** BEGIN **

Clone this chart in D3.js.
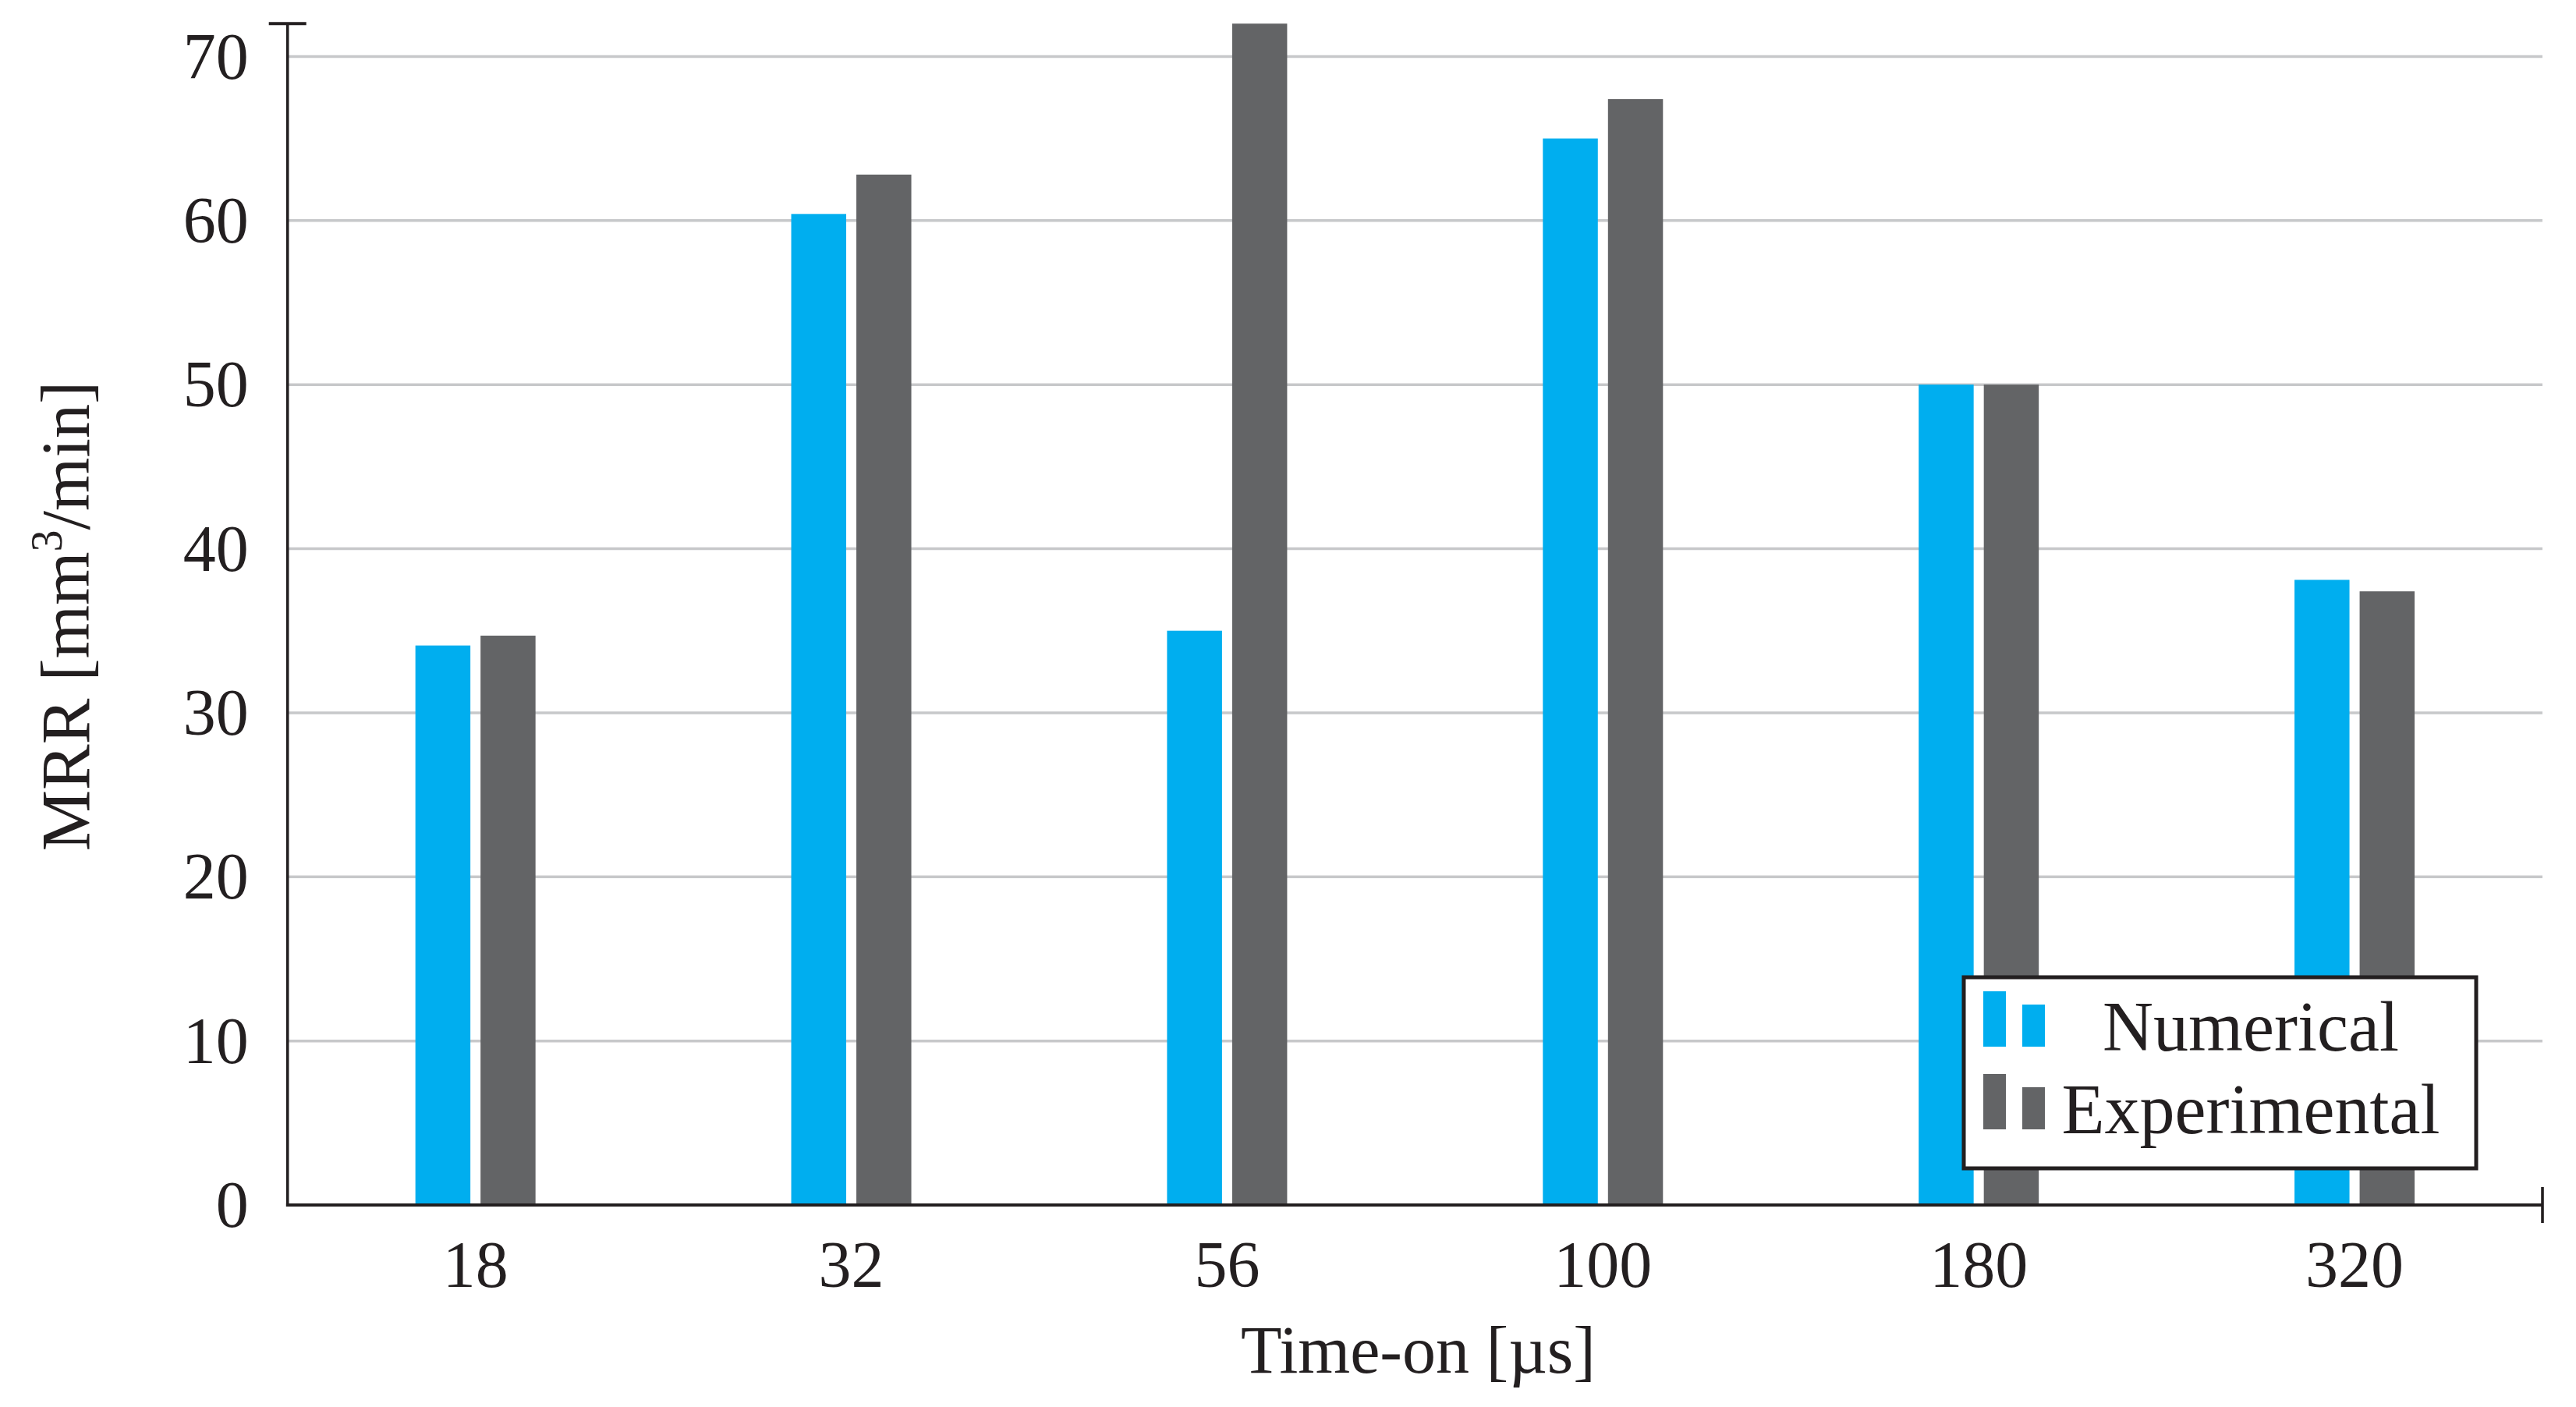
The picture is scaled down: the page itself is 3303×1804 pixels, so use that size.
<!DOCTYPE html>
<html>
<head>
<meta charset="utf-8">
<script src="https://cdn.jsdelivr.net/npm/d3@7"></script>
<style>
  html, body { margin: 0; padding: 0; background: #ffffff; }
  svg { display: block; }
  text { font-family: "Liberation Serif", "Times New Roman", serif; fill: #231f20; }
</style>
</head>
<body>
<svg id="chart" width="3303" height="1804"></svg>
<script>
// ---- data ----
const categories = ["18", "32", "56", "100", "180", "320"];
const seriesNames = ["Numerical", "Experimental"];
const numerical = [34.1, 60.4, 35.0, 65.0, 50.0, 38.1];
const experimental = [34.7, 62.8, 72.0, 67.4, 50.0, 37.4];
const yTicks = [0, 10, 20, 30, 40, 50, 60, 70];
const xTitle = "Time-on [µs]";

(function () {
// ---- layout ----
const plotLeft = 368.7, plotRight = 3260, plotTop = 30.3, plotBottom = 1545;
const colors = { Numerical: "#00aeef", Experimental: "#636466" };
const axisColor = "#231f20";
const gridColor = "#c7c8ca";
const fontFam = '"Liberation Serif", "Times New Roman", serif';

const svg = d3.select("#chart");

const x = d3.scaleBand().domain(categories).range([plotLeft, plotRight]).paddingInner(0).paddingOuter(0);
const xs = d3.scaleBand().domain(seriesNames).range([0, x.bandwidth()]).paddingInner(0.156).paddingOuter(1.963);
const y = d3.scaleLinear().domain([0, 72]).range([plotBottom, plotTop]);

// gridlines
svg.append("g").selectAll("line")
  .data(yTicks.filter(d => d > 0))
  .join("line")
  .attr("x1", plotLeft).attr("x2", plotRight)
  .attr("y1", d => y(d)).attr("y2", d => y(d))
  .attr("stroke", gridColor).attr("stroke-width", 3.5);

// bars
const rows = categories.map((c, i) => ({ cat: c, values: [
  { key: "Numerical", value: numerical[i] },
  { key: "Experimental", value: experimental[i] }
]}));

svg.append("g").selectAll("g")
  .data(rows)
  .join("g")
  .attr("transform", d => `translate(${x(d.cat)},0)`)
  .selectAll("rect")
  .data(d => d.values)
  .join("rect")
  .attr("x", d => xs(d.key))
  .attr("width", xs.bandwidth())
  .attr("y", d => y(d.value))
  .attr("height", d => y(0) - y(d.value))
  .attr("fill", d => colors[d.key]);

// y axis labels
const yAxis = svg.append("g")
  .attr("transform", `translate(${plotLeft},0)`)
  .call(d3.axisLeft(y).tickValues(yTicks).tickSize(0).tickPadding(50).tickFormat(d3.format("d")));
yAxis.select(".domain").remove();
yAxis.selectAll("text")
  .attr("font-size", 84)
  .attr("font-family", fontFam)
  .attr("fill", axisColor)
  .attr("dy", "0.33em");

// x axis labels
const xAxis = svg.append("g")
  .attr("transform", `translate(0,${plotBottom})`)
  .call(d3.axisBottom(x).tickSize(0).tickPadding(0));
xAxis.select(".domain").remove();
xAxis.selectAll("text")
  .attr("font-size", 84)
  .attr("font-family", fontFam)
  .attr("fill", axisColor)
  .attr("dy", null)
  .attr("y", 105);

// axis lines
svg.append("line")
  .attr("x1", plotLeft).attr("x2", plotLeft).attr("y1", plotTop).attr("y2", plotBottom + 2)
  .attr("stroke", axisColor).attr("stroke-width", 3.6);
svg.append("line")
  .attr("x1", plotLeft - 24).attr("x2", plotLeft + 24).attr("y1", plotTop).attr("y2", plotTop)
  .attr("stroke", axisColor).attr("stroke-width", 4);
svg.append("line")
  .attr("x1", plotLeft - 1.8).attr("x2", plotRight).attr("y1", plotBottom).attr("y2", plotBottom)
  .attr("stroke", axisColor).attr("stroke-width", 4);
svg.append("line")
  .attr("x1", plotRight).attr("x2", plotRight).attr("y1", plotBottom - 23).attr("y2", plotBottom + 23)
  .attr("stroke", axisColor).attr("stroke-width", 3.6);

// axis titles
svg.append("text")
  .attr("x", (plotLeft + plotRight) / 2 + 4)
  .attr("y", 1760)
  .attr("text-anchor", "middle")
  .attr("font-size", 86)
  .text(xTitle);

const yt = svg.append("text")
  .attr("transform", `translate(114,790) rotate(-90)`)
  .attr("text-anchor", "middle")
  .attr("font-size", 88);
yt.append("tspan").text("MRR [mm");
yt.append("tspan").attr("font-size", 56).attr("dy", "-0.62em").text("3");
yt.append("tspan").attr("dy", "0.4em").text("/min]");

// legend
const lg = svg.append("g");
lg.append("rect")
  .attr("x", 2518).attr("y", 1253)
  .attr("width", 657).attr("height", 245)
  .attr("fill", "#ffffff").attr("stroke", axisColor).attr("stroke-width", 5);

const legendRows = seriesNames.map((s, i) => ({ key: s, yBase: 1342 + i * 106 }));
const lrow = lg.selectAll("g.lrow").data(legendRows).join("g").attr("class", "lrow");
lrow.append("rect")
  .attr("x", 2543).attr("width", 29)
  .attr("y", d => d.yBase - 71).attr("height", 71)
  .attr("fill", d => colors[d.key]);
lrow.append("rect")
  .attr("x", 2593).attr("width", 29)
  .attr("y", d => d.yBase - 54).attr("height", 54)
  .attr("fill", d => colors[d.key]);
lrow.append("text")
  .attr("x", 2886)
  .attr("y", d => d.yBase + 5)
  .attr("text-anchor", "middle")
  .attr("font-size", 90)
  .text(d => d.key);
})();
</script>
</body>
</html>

** END **

Directive
Establish how many lines of the material above hold the word "chart". Nothing but the count should be returned.

Finished task
3